USDT, issued by Tether, is the undisputed market leader in stablecoin usage for international trade and payments. It has the largest market capitalization of any stablecoin, over 80 billion dollars, and the highest daily trading volume, often exceeding Bitcoin. Its dominance in trade payments is driven by several factors. First, network effects. USDT is the most widely accepted cryptocurrency among factories, trading companies, and suppliers in Asia. When a buyer asks if we accept crypto, they almost always mean USDT. When our material suppliers accept crypto, they accept USDT. The ecosystem has standardized around it. Second, the TRON network advantage. The majority of USDT in circulation is on the TRON blockchain, known as TRC-20 USDT. TRON was specifically designed for high-throughput, low-cost payments. Transactions confirm in seconds to minutes and cost around 1 dollar regardless of the amount sent. This is a fraction of the cost of an international wire transfer and even significantly cheaper than USDT on the Ethereum network. The TRON network has become the de facto payment rail for B2B crypto transactions in many parts of the world. Third, widespread wallet support. Almost every crypto wallet, from basic mobile wallets to institutional-grade custody solutions, supports USDT on TRON. Buyers and factories do not need specialized software. They can use the wallet they already have. The criticisms of USDT center on transparency. Tether has historically been less transparent about its reserve composition than its competitor Circle, which issues USDC. Some buyers and institutions prefer USDC for this reason. However, in terms of practical utility for trade payments, USDT remains the dominant choice.
Should Factories Accept Bitcoin or Ethereum Directly?
I advise factories not to accept Bitcoin or Ethereum as the direct payment currency for order transactions. The reason is simple. Price volatility. Bitcoin can move 5 percent or more in a single day. Ethereum can be similarly volatile. If a buyer agrees to pay 1,000 dollars for an order and sends Bitcoin worth 1,000 dollars at the moment of the transaction, the value of that Bitcoin when the factory converts it to fiat currency, perhaps minutes or hours later, could be 980 dollars or 1,020 dollars. This uncertainty is unacceptable for a manufacturing business that operates on thin margins. A 2 percent adverse price movement on a large order can represent thousands of dollars of unexpected loss. The factory is in the business of making accessories, not speculating on cryptocurrency prices. Bitcoin and Ethereum do have a role in the crypto payment ecosystem. A buyer may hold their wealth in Bitcoin. They may prefer to transact in Bitcoin. The solution is a payment processor that accepts Bitcoin and instantly converts it to a stablecoin or to fiat currency at the point of transaction. The buyer sends Bitcoin. The processor locks in the dollar exchange rate at that instant. The factory receives USDT or US dollars. The factory is never exposed to Bitcoin's volatility. This is the model used by BitPay, Coinbase Commerce, and other crypto payment gateways. It gives the buyer the flexibility to pay with the cryptocurrency they hold while protecting the factory from price risk. For direct, wallet-to-wallet transactions without a processor, the payment must be in a stablecoin. There is no safe way for a factory to accept a volatile cryptocurrency directly.

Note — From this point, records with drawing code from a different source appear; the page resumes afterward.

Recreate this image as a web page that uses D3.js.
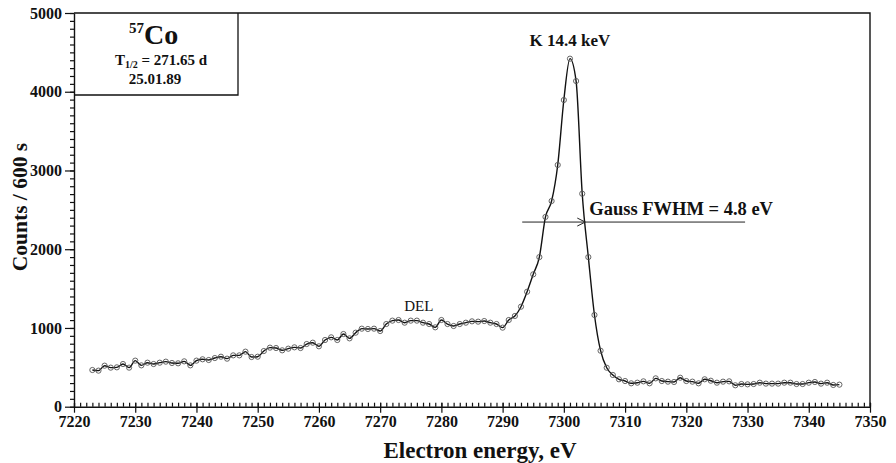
<!DOCTYPE html>
<html>
<head>
<meta charset="utf-8">
<script src="https://cdn.jsdelivr.net/npm/d3@7"></script>
<style>
  body { margin: 0; background: #fff; }
  svg { display: block; }
  text { font-family: 'Liberation Serif', 'Times New Roman', serif; fill: #111; }
</style>
</head>
<body>
<div id="chart"></div>
<script>
// 57Co K-line electron spectrum, counts per 600 s per 1 eV channel

const energy = [
  7223, 7224, 7225, 7226, 7227, 7228, 7229, 7230, 7231, 7232,
  7233, 7234, 7235, 7236, 7237, 7238, 7239, 7240, 7241, 7242,
  7243, 7244, 7245, 7246, 7247, 7248, 7249, 7250, 7251, 7252,
  7253, 7254, 7255, 7256, 7257, 7258, 7259, 7260, 7261, 7262,
  7263, 7264, 7265, 7266, 7267, 7268, 7269, 7270, 7271, 7272,
  7273, 7274, 7275, 7276, 7277, 7278, 7279, 7280, 7281, 7282,
  7283, 7284, 7285, 7286, 7287, 7288, 7289, 7290, 7291, 7292,
  7293, 7294, 7295, 7296, 7297, 7298, 7299, 7300, 7301, 7302,
  7303, 7304, 7305, 7306, 7307, 7308, 7309, 7310, 7311, 7312,
  7313, 7314, 7315, 7316, 7317, 7318, 7319, 7320, 7321, 7322,
  7323, 7324, 7325, 7326, 7327, 7328, 7329, 7330, 7331, 7332,
  7333, 7334, 7335, 7336, 7337, 7338, 7339, 7340, 7341, 7342,
  7343, 7344, 7345,
]

const counts = [
  466, 458, 521, 496, 500, 542, 496, 585, 525, 559,
  542, 559, 572, 555, 551, 576, 525, 585, 602, 593,
  618, 635, 610, 652, 652, 699, 631, 635, 707, 750,
  745, 716, 737, 754, 745, 796, 813, 767, 847, 881,
  847, 923, 868, 940, 991, 987, 991, 961, 1050, 1093,
  1101, 1067, 1093, 1093, 1067, 1050, 1008, 1101, 1050, 1025,
  1050, 1067, 1084, 1080, 1088, 1067, 1050, 1004, 1101, 1152,
  1270, 1460, 1681, 1900, 2410, 2612, 3070, 3895, 4420, 4136,
  2705, 1900, 1165, 711, 495, 403, 348, 326, 297, 305,
  322, 297, 360, 326, 318, 314, 368, 326, 318, 297,
  348, 330, 305, 318, 322, 272, 288, 284, 288, 305,
  293, 293, 293, 305, 305, 288, 288, 305, 314, 293,
  305, 276, 280,
]

// 刻度
const xTickLabels = [7220, 7230, 7240, 7250, 7260, 7270, 7280, 7290, 7300, 7310, 7320, 7330, 7340, 7350]
const yTickLabels = [0, 1000, 2000, 3000, 4000, 5000]

// 标注 (data coordinates)
const fwhmLevel = 2345
const fwhmFrom = 7293.2
const fwhmTo = 7329.6
const fwhmArrowAt = 7303.5

const width = 896
const height = 463
const margin = {top: 13, right: 26, bottom: 56, left: 74}
const innerW = width - margin.left - margin.right
const innerH = 406.7 - margin.top

const svg = d3.select('#chart').append('svg')
  .attr('width', width)
  .attr('height', height)

const root = svg.append('g').attr('transform', `translate(${margin.left},${margin.top})`)

const x = d3.scaleLinear().domain([7220, 7350]).range([0, innerW])
const y = d3.scaleLinear().domain([0, 5000]).range([innerH, 0])

// frame: top + right
root.append('path')
  .attr('d', `M0,0H${innerW}V${innerH}`)
  .attr('fill', 'none')
  .attr('stroke', '#111')
  .attr('stroke-width', 1.4)

// x axis - minor ticks point up, major ticks point down with labels
const xMinor = root.append('g')
  .attr('transform', `translate(0,${innerH})`)
  .call(d3.axisTop(x).tickValues(d3.range(7220, 7351, 1)).tickSize(4).tickFormat(''))
xMinor.select('.domain').remove()

const xMajor = root.append('g')
  .attr('transform', `translate(0,${innerH})`)
  .call(d3.axisBottom(x).tickValues(xTickLabels).tickSize(6).tickSizeOuter(0).tickPadding(3).tickFormat(d3.format('d')))

xMajor.selectAll('.tick line').attr('y1', -4)

// y axis - minor and major ticks both point left
const yMinor = root.append('g')
  .call(d3.axisLeft(y).tickValues(d3.range(0, 5001, 100)).tickSize(4).tickFormat(''))
yMinor.select('.domain').remove()

const yMajor = root.append('g')
  .call(d3.axisLeft(y).tickValues(yTickLabels).tickSize(9).tickSizeOuter(0).tickPadding(3).tickFormat(d3.format('d')))

root.selectAll('.domain').attr('stroke', '#111').attr('stroke-width', 1.4)
root.selectAll('.tick line').attr('stroke', '#111').attr('stroke-width', 1.2)
root.selectAll('.tick text')
  .attr('font-family', "'Liberation Serif', 'Times New Roman', serif")
  .attr('font-size', 16)
  .attr('font-weight', 'bold')
  .attr('fill', '#111')

// 数据曲线
const line = d3.line()
  .x((d) => x(d[0]))
  .y((d) => y(d[1]))
  .curve(d3.curveMonotoneX)

const points = energy.map((e, i) => [e, counts[i]])

root.append('path')
  .datum(points)
  .attr('d', line)
  .attr('fill', 'none')
  .attr('stroke', '#111')
  .attr('stroke-width', 1.4)

root.append('g')
  .selectAll('circle')
  .data(points)
  .join('circle')
  .attr('cx', (d) => x(d[0]))
  .attr('cy', (d) => y(d[1]))
  .attr('r', 2.6)
  .attr('fill', 'none')
  .attr('stroke', '#555')
  .attr('stroke-width', 0.9)

// FWHM 标注线 + 箭头
const fy = y(fwhmLevel)
root.append('line')
  .attr('x1', x(fwhmFrom))
  .attr('x2', x(fwhmTo))
  .attr('y1', fy)
  .attr('y2', fy)
  .attr('stroke', '#222')
  .attr('stroke-width', 1)

const ax = x(fwhmArrowAt)
root.append('path')
  .attr('d', `M${ax - 8},${fy - 4}L${ax},${fy}L${ax - 8},${fy + 4}`)
  .attr('fill', 'none')
  .attr('stroke', '#222')
  .attr('stroke-width', 1)

root.append('text')
  .attr('x', x(fwhmArrowAt) + 4)
  .attr('y', fy - 7)
  .attr('font-size', 18.5)
  .attr('font-weight', 'bold')
  .text('Gauss FWHM = 4.8 eV')

root.append('text')
  .attr('x', x(7301))
  .attr('y', y(4580))
  .attr('text-anchor', 'middle')
  .attr('font-size', 17)
  .attr('font-weight', 'bold')
  .text('K 14.4 keV')

root.append('text')
  .attr('x', x(7276.3))
  .attr('y', y(1220))
  .attr('text-anchor', 'middle')
  .attr('font-size', 15)
  .text('DEL')

// 左上角信息框
const box = root.append('g')
box.append('path')
  .attr('d', 'M0,82H164V0')
  .attr('fill', 'none')
  .attr('stroke', '#111')
  .attr('stroke-width', 1.3)

box.append('text')
  .attr('x', 70)
  .attr('y', 20)
  .attr('text-anchor', 'end')
  .attr('font-size', 15)
  .attr('font-weight', 'bold')
  .text('57')

box.append('text')
  .attr('x', 70)
  .attr('y', 30.5)
  .attr('font-size', 28)
  .attr('font-weight', 'bold')
  .text('Co')

const half = box.append('text')
  .attr('x', 87)
  .attr('y', 52)
  .attr('text-anchor', 'middle')
  .attr('font-size', 15)
  .attr('font-weight', 'bold')
half.append('tspan').text('T')
half.append('tspan').attr('font-size', 10).attr('dy', 3).text('1/2')
half.append('tspan').attr('dy', -3).text(' = 271.65 d')

box.append('text')
  .attr('x', 81)
  .attr('y', 71)
  .attr('text-anchor', 'middle')
  .attr('font-size', 15)
  .attr('font-weight', 'bold')
  .text('25.01.89')

// 轴标题
svg.append('text')
  .attr('x', 480)
  .attr('y', 458)
  .attr('text-anchor', 'middle')
  .attr('font-size', 23)
  .attr('font-weight', 'bold')
  .text('Electron energy, eV')

svg.append('text')
  .attr('transform', 'translate(27,207) rotate(-90)')
  .attr('text-anchor', 'middle')
  .attr('font-size', 21.5)
  .attr('font-weight', 'bold')
  .text('Counts / 600 s')
</script>
</body>
</html>
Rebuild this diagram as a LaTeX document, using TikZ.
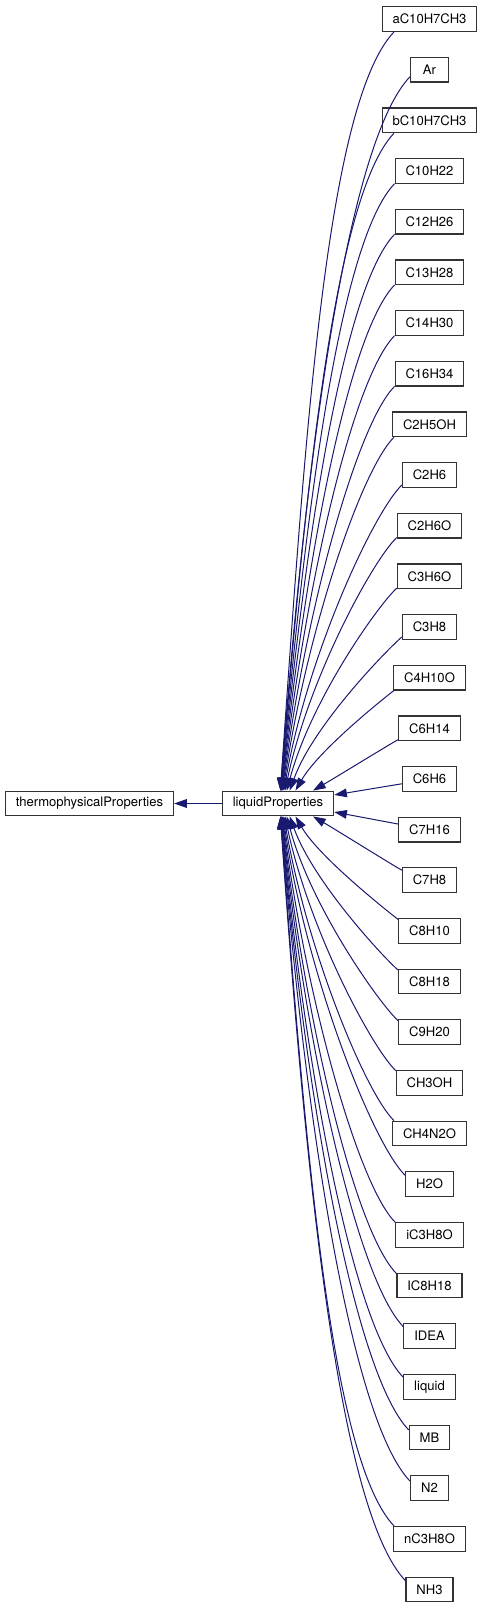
\documentclass[tikz,border=0pt]{standalone}
\usepackage{fontspec}
\setmainfont{TeX Gyre Heros}
\usetikzlibrary{arrows.meta}
\definecolor{edgeblue}{RGB}{25,25,112}
\begin{document}
\begin{tikzpicture}[x=0.75pt,y=0.75pt,yscale=-1,xscale=1,
  cls/.style={draw=black!80,line width=0.9pt,fill=white,font=\fontsize{9.8}{12}\selectfont,
    inner xsep=7.8pt,inner ysep=0pt,minimum height=18.5pt,minimum width=28.5pt},
  edge/.style={draw=edgeblue,line width=0.75pt,-{Triangle[length=9.5pt,width=6.5pt]}}]
\useasboundingbox (0,0) rectangle (484,1608);
% base and middle class
\node[cls] (tp) at (89.5,803.5) {thermophysicalProperties};
\node[cls] (lp) at (278,803.5) {liquidProperties};
\draw[edge] (lp.west) -- (tp.east);
% derived classes
\foreach \nm [count=\i from 0] in {aC10H7CH3,Ar,bC10H7CH3,C10H22,C12H26,C13H28,C14H30,C16H34,
  C2H5OH,C2H6,C2H6O,C3H6O,C3H8,C4H10O,C6H14,C6H6,C7H16,C7H8,C8H10,C8H18,C9H20,CH3OH,
  CH4N2O,H2O,iC3H8O,IC8H18,IDEA,liquid,MB,N2,nC3H8O,NH3}
  \node[cls] (n\i) at (429.5,{19+50.66*\i}) {\nm};
% edges from above
\foreach \i in {0,...,14} {
  \pgfmathsetmacro\kk{15-\i}
  \pgfmathsetmacro\aout{48-21/\kk}
  \pgfmathsetmacro\ain{90-60/\kk}
  \pgfmathsetmacro\la{6.6*\kk}
  \pgfmathsetmacro\lb{23.3*\kk}
  \pgfmathsetmacro\dx{0.75*35/\kk}
  \draw[edge] (n\i.200) .. controls +({-\la*cos(\aout)},{\la*sin(\aout)})
    and +({\lb*cos(\ain)},{-\lb*sin(\ain)}) .. ([xshift=\dx pt]lp.north);
}
% edges from below
\foreach \i in {17,...,31} {
  \pgfmathsetmacro\kk{\i-16}
  \pgfmathsetmacro\aout{48-21/\kk}
  \pgfmathsetmacro\ain{90-60/\kk}
  \pgfmathsetmacro\la{6.6*\kk}
  \pgfmathsetmacro\lb{23.3*\kk}
  \pgfmathsetmacro\dx{0.75*35/\kk}
  \draw[edge] (n\i.160) .. controls +({-\la*cos(\aout)},{-\la*sin(\aout)})
    and +({\lb*cos(\ain)},{\lb*sin(\ain)}) .. ([xshift=\dx pt]lp.south);
}
\draw[edge] (n15.190) -- ([yshift=-6.4pt]lp.east);
\draw[edge] (n16.170) -- ([yshift=6.4pt]lp.east);
\end{tikzpicture}
\end{document}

How to Set Up a Factory Crypto Payment System
Setting up a factory to accept cryptocurrency payments is a project that requires planning, but it is not technically difficult. The key decisions are whether to use a payment gateway or a direct wallet, which custody solution to use, and how to integrate crypto payments into the existing accounting and compliance framework. A factory should not simply post a personal wallet address and ask buyers to send funds. That approach is unprofessional, creates accounting nightmares, and may run afoul of tax and anti-money laundering regulations.
Setting up a factory crypto payment system requires five key steps. First, choose a payment gateway or a custody solution. A payment gateway like BitPay or Coinbase Commerce handles the entire payment process, including invoice generation, exchange rate locking, KYC compliance, and conversion to fiat currency. This is the recommended option for most factories because it minimizes technical complexity and compliance risk. Second, establish a business wallet if opting for direct wallet-to-wallet payments. This should be a multi-signature wallet or a hardware wallet solution that requires multiple approvals for outgoing transactions, ensuring that no single employee can move funds unilaterally. Third, integrate crypto payments into the accounting system by treating crypto as a payment method alongside wire transfers, with each transaction recorded in its dollar value at the time of receipt. Fourth, develop a crypto payment policy document that specifies which cryptocurrencies are accepted, on which networks, with what minimum and maximum transaction amounts, and what the refund policy is if a refund is necessary. Fifth, implement a compliance procedure that includes verifying the buyer's identity, screening wallet addresses against sanctions lists using blockchain analytics tools, and maintaining transaction records for the legally required period.
The technical setup can be completed in a matter of days. The compliance and accounting integration takes longer and should be done with the guidance of a qualified accountant or financial advisor familiar with cryptocurrency. Let me explain the two most important setup decisions.

What Is a Crypto Payment Gateway and Do You Need One?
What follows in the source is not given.